■ SET EXERCISE: Repeat all the records exactly, omitting pictures.

◇ ◇ ◇ ◇

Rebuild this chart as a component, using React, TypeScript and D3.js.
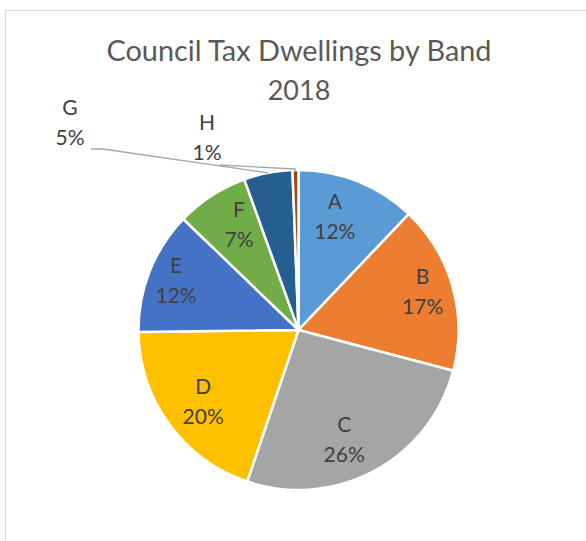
import React from "react";
import * as d3 from "d3";

const bands = ["A", "B", "C", "D", "E", "F", "G", "H"];
const shares = [12.1, 17.0, 26.1, 19.6, 12.4, 7.3, 4.9, 0.6];
const colors = ["#5B9BD5", "#ED7D31", "#A5A5A5", "#FFC000", "#4472C4", "#70AD47", "#255E91", "#9E480E"];
const titleLines = ["Council Tax Dwellings by Band", "2018"];

const W = 586;
const H = 541;
const CX = 298.5;
const CY = 330;
const R = 160;
const TITLE_X = 299;
// inside label placement: distance from centre and angular nudge (degrees)
const labelR = [119, 130, 119, 119, 132, 121];
const labelNudge = [-4, -1.4, 5.7, -0.8, 0.4, 3.5];
// outside labels (G, H) offsets from centre
const outside: Record<number, { dx: number; dy: number; line: [number, number][] }> = {
  6: { dx: -228.5, dy: -208, line: [[91, 149], [103, 149]] },
  7: { dx: -91.5, dy: -193, line: [[220, 165], [295, 169]] },
};

export default function App() {
  const total = d3.sum(shares);
  const pie = d3
    .pie<number>()
    .sort(null)
    .value((d) => d)
    .startAngle(0)
    .endAngle(2 * Math.PI);
  const arcs = pie(shares);
  const arc = d3.arc<d3.PieArcDatum<number>>().innerRadius(0).outerRadius(R);
  const font = "Lato, 'Open Sans', sans-serif";

  return (
    <svg
      width={W}
      height={H}
      style={{ position: "absolute", left: 0, top: 0, background: "#fff" }}
    >
      <rect x={5.5} y={10.5} width={W + 10} height={H + 10} fill="#fff" stroke="#d9d9d9" strokeWidth={1} />
      <text
        x={TITLE_X}
        y={61}
        textAnchor="middle"
        fontFamily={font}
        fontSize={28}
        fill="#595959"
        textLength={385}
        lengthAdjust="spacingAndGlyphs"
      >
        {titleLines[0]}
      </text>
      <text
        x={TITLE_X}
        y={100}
        textAnchor="middle"
        fontFamily={font}
        fontSize={27}
        fill="#595959"
      >
        {titleLines[1]}
      </text>
      <g transform={`translate(${CX},${CY})`}>
        {arcs.map((a, i) => (
          <path key={i} d={arc(a) || ""} fill={colors[i]} stroke="#fff" strokeWidth={2.5} strokeLinejoin="round" />
        ))}
      </g>
      {arcs.map((a, i) => {
        const pct = Math.round((a.value / total) * 100) + "%";
        const mid = (a.startAngle + a.endAngle) / 2;
        let lx: number, ly: number;
        let leader: React.ReactNode = null;
        if (outside[i]) {
          const o = outside[i];
          lx = CX + o.dx;
          ly = CY + o.dy;
          const ex = CX + Math.sin(mid) * R;
          const ey = CY - Math.cos(mid) * R;
          const pts = [...o.line, [ex, ey]] as [number, number][];
          if (i === 7) pts.push([ex, ey + 2]);
          leader = (
            <path
              d={d3.line()(pts) || ""}
              fill="none"
              stroke="#a6a6a6"
              strokeWidth={1.3}
            />
          );
        } else {
          const r = labelR[i];
          const ang = mid + (labelNudge[i] * Math.PI) / 180;
          lx = CX + Math.sin(ang) * r;
          ly = CY - Math.cos(ang) * r;
        }
        return (
          <g key={"l" + i}>
            {leader}
            <text x={lx} y={ly - 7.5} textAnchor="middle" fontFamily={font} fontSize={21} fill="#404040">
              {bands[i]}
            </text>
            <text x={lx} y={ly + 22.5} textAnchor="middle" fontFamily={font} fontSize={21} fill="#404040">
              {pct}
            </text>
          </g>
        );
      })}
    </svg>
  );
}
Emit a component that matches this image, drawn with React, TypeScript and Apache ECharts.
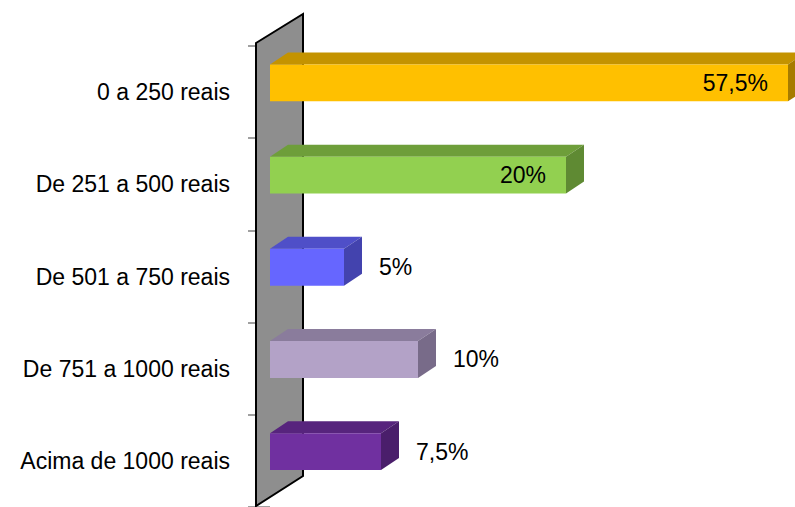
import React, { useEffect, useRef } from "react";
import * as echarts from "echarts";

const categories = [
  "0 a 250 reais",
  "De 251 a 500 reais",
  "De 501 a 750 reais",
  "De 751 a 1000 reais",
  "Acima de 1000 reais",
];
const values = [57.5, 20, 5, 10, 7.5];
const frontColors = ["#FFC000", "#92D050", "#6666FF", "#B3A2C7", "#7030A0"];
const topColors = ["#C49300", "#6E9E3A", "#4F4FC8", "#8A7C9C", "#57247D"];
const sideColors = ["#A67C00", "#5F8A33", "#4343AE", "#786B89", "#4A1E6B"];

const X_MAX = 35;
const FONT = "Liberation Sans, Arial, sans-serif";

export default function App() {
  const ref = useRef<HTMLDivElement>(null);
  useEffect(() => {
    if (!ref.current) return;
    const chart = echarts.init(ref.current, undefined, { renderer: "svg" });
    const data = values.map((v, i) => [v, categories[i]]);
    chart.setOption({
      animation: false,
      backgroundColor: "#ffffff",
      grid: { left: 270, right: 7, top: 46, bottom: 0, containLabel: false },
      xAxis: { type: "value", min: 0, max: X_MAX, show: false },
      yAxis: {
        type: "category",
        inverse: true,
        data: categories,
        offset: 14,
        z: 0,
        axisLine: { show: false },
        axisTick: { show: true, inside: false, length: 22, lineStyle: { color: "#a0a0a0", width: 2 } },
        splitLine: { show: false },
        axisLabel: {
          margin: 26,
          fontFamily: FONT,
          fontSize: 23,
          color: "#000",
          padding: [6, 0, 0, 0],
        },
      },
      graphic: [
        {
          type: "polygon",
          z: 2,
          shape: { points: [[256, 43], [303, 14], [303, 476], [256, 506]] },
          style: { fill: "#8e8e8e", stroke: "#000", lineWidth: 2 },
        },
      ],
      series: [
        {
          type: "custom",
          z: 5,
          clip: false,
          encode: { x: 0, y: 1 },
          data,
          renderItem: (params: any, api: any) => {
            const idx = params.dataIndex;
            const v = api.value(0);
            const cat = api.value(1);
            const shown = Math.min(v, X_MAX);
            const p0 = api.coord([0, cat]);
            const p1 = api.coord([shown, cat]);
            const band = api.size([0, 1])[1];
            const x0 = p0[0];
            const x1 = p1[0];
            const yc = p0[1];
            const t = yc - band * 0.3;
            const h = band * 0.4;
            const b = t + h;
            const dx = 18;
            const dy = 12;
            const inside = v >= 15;
            const label = String(v).replace(".", ",") + "%";
            return {
              type: "group",
              children: [
                {
                  type: "polygon",
                  shape: { points: [[x0, t], [x0 + dx, t - dy], [x1 + dx, t - dy], [x1, t]] },
                  style: { fill: topColors[idx] },
                },
                {
                  type: "polygon",
                  shape: { points: [[x1, t], [x1 + dx, t - dy], [x1 + dx, b - dy], [x1, b]] },
                  style: { fill: sideColors[idx] },
                },
                {
                  type: "rect",
                  shape: { x: x0, y: t, width: x1 - x0, height: h },
                  style: { fill: frontColors[idx] },
                },
                {
                  type: "text",
                  x: inside ? x1 - 20 : x1 + 35,
                  y: t + h / 2,
                  style: {
                    text: label,
                    fontFamily: FONT,
                    fontSize: 23,
                    fill: "#000",
                    align: inside ? "right" : "left",
                    verticalAlign: "middle",
                  },
                },
              ],
            };
          },
        },
      ],
    });
    return () => chart.dispose();
  }, []);
  return (
    <div
      ref={ref}
      style={{ position: "fixed", left: 0, top: 0, width: 795, height: 507 }}
    />
  );
}
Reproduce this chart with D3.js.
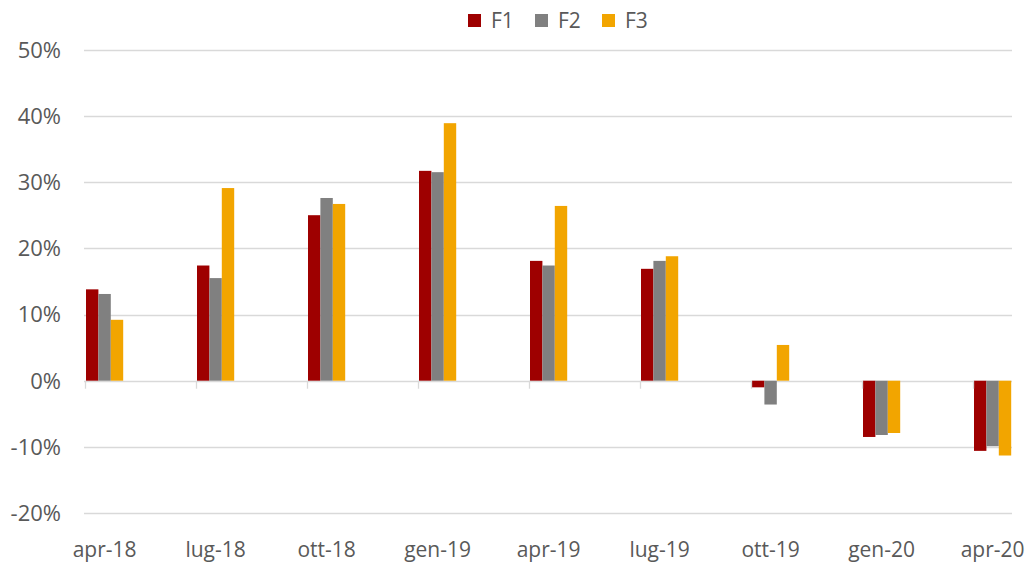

◇ ◇ ◇ ◇

■ OUTPUT FOR THIS EXERCISE:
Rebuild this chart as a component, using React, TypeScript and D3.js.
import React from "react";
import * as d3 from "d3";

const bands = ["A", "B", "C", "D", "E", "F", "G", "H"];
const shares = [12.1, 17.0, 26.1, 19.6, 12.4, 7.3, 4.9, 0.6];
const colors = ["#5B9BD5", "#ED7D31", "#A5A5A5", "#FFC000", "#4472C4", "#70AD47", "#255E91", "#9E480E"];
const titleLines = ["Council Tax Dwellings by Band", "2018"];

const W = 586;
const H = 541;
const CX = 298.5;
const CY = 330;
const R = 160;
const TITLE_X = 299;
// inside label placement: distance from centre and angular nudge (degrees)
const labelR = [119, 130, 119, 119, 132, 121];
const labelNudge = [-4, -1.4, 5.7, -0.8, 0.4, 3.5];
// outside labels (G, H) offsets from centre
const outside: Record<number, { dx: number; dy: number; line: [number, number][] }> = {
  6: { dx: -228.5, dy: -208, line: [[91, 149], [103, 149]] },
  7: { dx: -91.5, dy: -193, line: [[220, 165], [295, 169]] },
};

export default function App() {
  const total = d3.sum(shares);
  const pie = d3
    .pie<number>()
    .sort(null)
    .value((d) => d)
    .startAngle(0)
    .endAngle(2 * Math.PI);
  const arcs = pie(shares);
  const arc = d3.arc<d3.PieArcDatum<number>>().innerRadius(0).outerRadius(R);
  const font = "Lato, 'Open Sans', sans-serif";

  return (
    <svg
      width={W}
      height={H}
      style={{ position: "absolute", left: 0, top: 0, background: "#fff" }}
    >
      <rect x={5.5} y={10.5} width={W + 10} height={H + 10} fill="#fff" stroke="#d9d9d9" strokeWidth={1} />
      <text
        x={TITLE_X}
        y={61}
        textAnchor="middle"
        fontFamily={font}
        fontSize={28}
        fill="#595959"
        textLength={385}
        lengthAdjust="spacingAndGlyphs"
      >
        {titleLines[0]}
      </text>
      <text
        x={TITLE_X}
        y={100}
        textAnchor="middle"
        fontFamily={font}
        fontSize={27}
        fill="#595959"
      >
        {titleLines[1]}
      </text>
      <g transform={`translate(${CX},${CY})`}>
        {arcs.map((a, i) => (
          <path key={i} d={arc(a) || ""} fill={colors[i]} stroke="#fff" strokeWidth={2.5} strokeLinejoin="round" />
        ))}
      </g>
      {arcs.map((a, i) => {
        const pct = Math.round((a.value / total) * 100) + "%";
        const mid = (a.startAngle + a.endAngle) / 2;
        let lx: number, ly: number;
        let leader: React.ReactNode = null;
        if (outside[i]) {
          const o = outside[i];
          lx = CX + o.dx;
          ly = CY + o.dy;
          const ex = CX + Math.sin(mid) * R;
          const ey = CY - Math.cos(mid) * R;
          const pts = [...o.line, [ex, ey]] as [number, number][];
          if (i === 7) pts.push([ex, ey + 2]);
          leader = (
            <path
              d={d3.line()(pts) || ""}
              fill="none"
              stroke="#a6a6a6"
              strokeWidth={1.3}
            />
          );
        } else {
          const r = labelR[i];
          const ang = mid + (labelNudge[i] * Math.PI) / 180;
          lx = CX + Math.sin(ang) * r;
          ly = CY - Math.cos(ang) * r;
        }
        return (
          <g key={"l" + i}>
            {leader}
            <text x={lx} y={ly - 7.5} textAnchor="middle" fontFamily={font} fontSize={21} fill="#404040">
              {bands[i]}
            </text>
            <text x={lx} y={ly + 22.5} textAnchor="middle" fontFamily={font} fontSize={21} fill="#404040">
              {pct}
            </text>
          </g>
        );
      })}
    </svg>
  );
}
Emit a component that matches this image, drawn with React, TypeScript and Apache ECharts.
import React, { useEffect, useRef } from "react";
import * as echarts from "echarts";

const categories = [
  "0 a 250 reais",
  "De 251 a 500 reais",
  "De 501 a 750 reais",
  "De 751 a 1000 reais",
  "Acima de 1000 reais",
];
const values = [57.5, 20, 5, 10, 7.5];
const frontColors = ["#FFC000", "#92D050", "#6666FF", "#B3A2C7", "#7030A0"];
const topColors = ["#C49300", "#6E9E3A", "#4F4FC8", "#8A7C9C", "#57247D"];
const sideColors = ["#A67C00", "#5F8A33", "#4343AE", "#786B89", "#4A1E6B"];

const X_MAX = 35;
const FONT = "Liberation Sans, Arial, sans-serif";

export default function App() {
  const ref = useRef<HTMLDivElement>(null);
  useEffect(() => {
    if (!ref.current) return;
    const chart = echarts.init(ref.current, undefined, { renderer: "svg" });
    const data = values.map((v, i) => [v, categories[i]]);
    chart.setOption({
      animation: false,
      backgroundColor: "#ffffff",
      grid: { left: 270, right: 7, top: 46, bottom: 0, containLabel: false },
      xAxis: { type: "value", min: 0, max: X_MAX, show: false },
      yAxis: {
        type: "category",
        inverse: true,
        data: categories,
        offset: 14,
        z: 0,
        axisLine: { show: false },
        axisTick: { show: true, inside: false, length: 22, lineStyle: { color: "#a0a0a0", width: 2 } },
        splitLine: { show: false },
        axisLabel: {
          margin: 26,
          fontFamily: FONT,
          fontSize: 23,
          color: "#000",
          padding: [6, 0, 0, 0],
        },
      },
      graphic: [
        {
          type: "polygon",
          z: 2,
          shape: { points: [[256, 43], [303, 14], [303, 476], [256, 506]] },
          style: { fill: "#8e8e8e", stroke: "#000", lineWidth: 2 },
        },
      ],
      series: [
        {
          type: "custom",
          z: 5,
          clip: false,
          encode: { x: 0, y: 1 },
          data,
          renderItem: (params: any, api: any) => {
            const idx = params.dataIndex;
            const v = api.value(0);
            const cat = api.value(1);
            const shown = Math.min(v, X_MAX);
            const p0 = api.coord([0, cat]);
            const p1 = api.coord([shown, cat]);
            const band = api.size([0, 1])[1];
            const x0 = p0[0];
            const x1 = p1[0];
            const yc = p0[1];
            const t = yc - band * 0.3;
            const h = band * 0.4;
            const b = t + h;
            const dx = 18;
            const dy = 12;
            const inside = v >= 15;
            const label = String(v).replace(".", ",") + "%";
            return {
              type: "group",
              children: [
                {
                  type: "polygon",
                  shape: { points: [[x0, t], [x0 + dx, t - dy], [x1 + dx, t - dy], [x1, t]] },
                  style: { fill: topColors[idx] },
                },
                {
                  type: "polygon",
                  shape: { points: [[x1, t], [x1 + dx, t - dy], [x1 + dx, b - dy], [x1, b]] },
                  style: { fill: sideColors[idx] },
                },
                {
                  type: "rect",
                  shape: { x: x0, y: t, width: x1 - x0, height: h },
                  style: { fill: frontColors[idx] },
                },
                {
                  type: "text",
                  x: inside ? x1 - 20 : x1 + 35,
                  y: t + h / 2,
                  style: {
                    text: label,
                    fontFamily: FONT,
                    fontSize: 23,
                    fill: "#000",
                    align: inside ? "right" : "left",
                    verticalAlign: "middle",
                  },
                },
              ],
            };
          },
        },
      ],
    });
    return () => chart.dispose();
  }, []);
  return (
    <div
      ref={ref}
      style={{ position: "fixed", left: 0, top: 0, width: 795, height: 507 }}
    />
  );
}
Reproduce this chart with D3.js.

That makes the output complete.